- Montreal Gazette
- 30 Jun 2012
- LESLEY CHESTERMAN GAZETTE FINE-DINING CRITIC
Montreal’s ice cream scene may be at an all-time high, and credit must still go to those ice cream makers who capture the essence of a flavour in both taste and texture. The two benchmark “saveurs” for all us ice cream lovers is no doubt vanilla and chocolate, so here are my top picks for those flavours. But we should also praise innovation, so I picked my top three funky and delicious flavours as well. Best vanilla: Crème Glacée Bo-Bec This popular Plateau ice cream parlour wasn’t even on my list when I began my ice cream quest. When I saw its creamy white vanilla ice cream sans the oh-so gourmet vanilla beans, I expected something bland. And yet this ice cream is anything but. Yes, it has a fine vanilla flavour, but its super creamy texture is what really won me over. And it improves lick after lick. The second time I returned to Bo-Bec, there was no vanilla in the display case because, they told me, customers go for the fancier flavours. Thus far, vanilla has been the shop’s least popular flavour. What!? Hopefully, no longer. Best chocolate: Ripples Already well-known to the ice cream crowd, Ripples 6X ice cream is the one to beat in Montreal right now. It’s the layers of chocolate used here, the swirl of syrup added in as well as the tiny chips of chocolate that add that extra choco kick. There are loads of good, rich and decadent chocolate ice creams in Montreal right now. But this one has a strong but clean flavour, and texture that’s unctuous without being too fudgy or pudding-like. When I dream about the ultimate chocolate ice cream, this is the benchmark. Most intriguing flavours: ■ Leo le Glacier: Roasted fig with almonds: The base is vanilla and yet the mix-ins in this gelato are what make it sing. Fig is a tough flavour to capture, but when zuzzed-up with almonds, it makes quite the impression. What a treat this would be topping a slice of warm chocolate cake, or gingerbread. Yum!
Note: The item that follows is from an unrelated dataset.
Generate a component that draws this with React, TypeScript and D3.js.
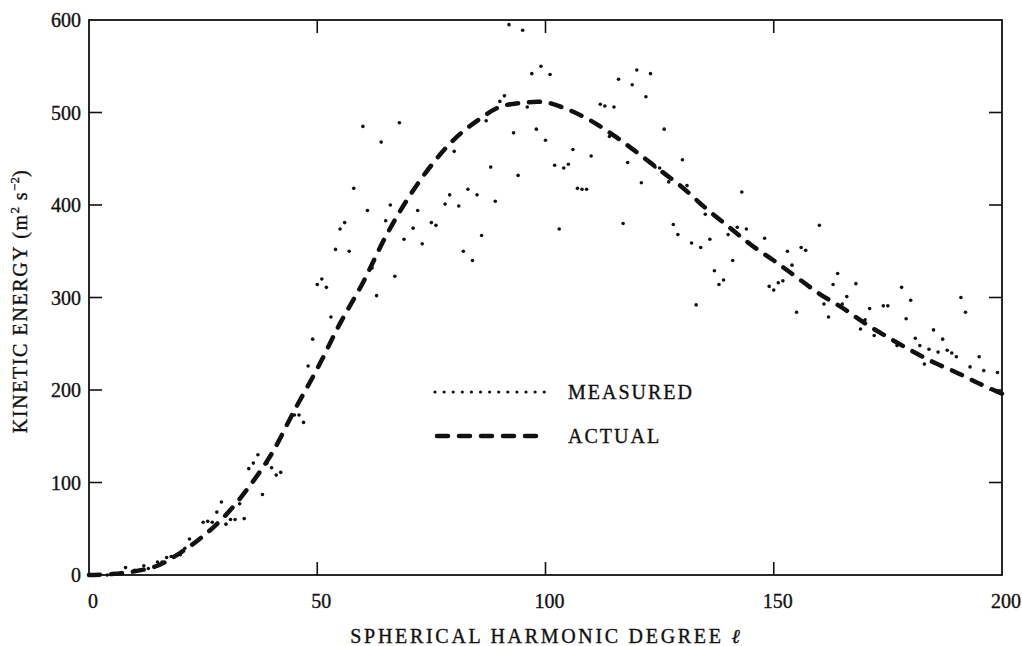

■ Kem CoBa: Salted brown butter: Brown butter is a common ingredient used in savoury cooking and baking that’s beloved for its buttery and nutty flavour. When added to this ice cream mix, the results are captivating: an ice cream that tastes of salt, butter and caramel. Order a scoop if only to see how well ice cream can carry a flavour no matter how obscure.
■ Havre-aux-Glaces: Ginger: Ginger is a flavour that can be played soft or loud, and happily this one is played full blast. Deeply flavoured with fresh peppery ginger, this delectable ice cream gets its second kick from the addition of candied ginger. Can’t even imagine how good it would be atop a portion of sticky toffee pudding.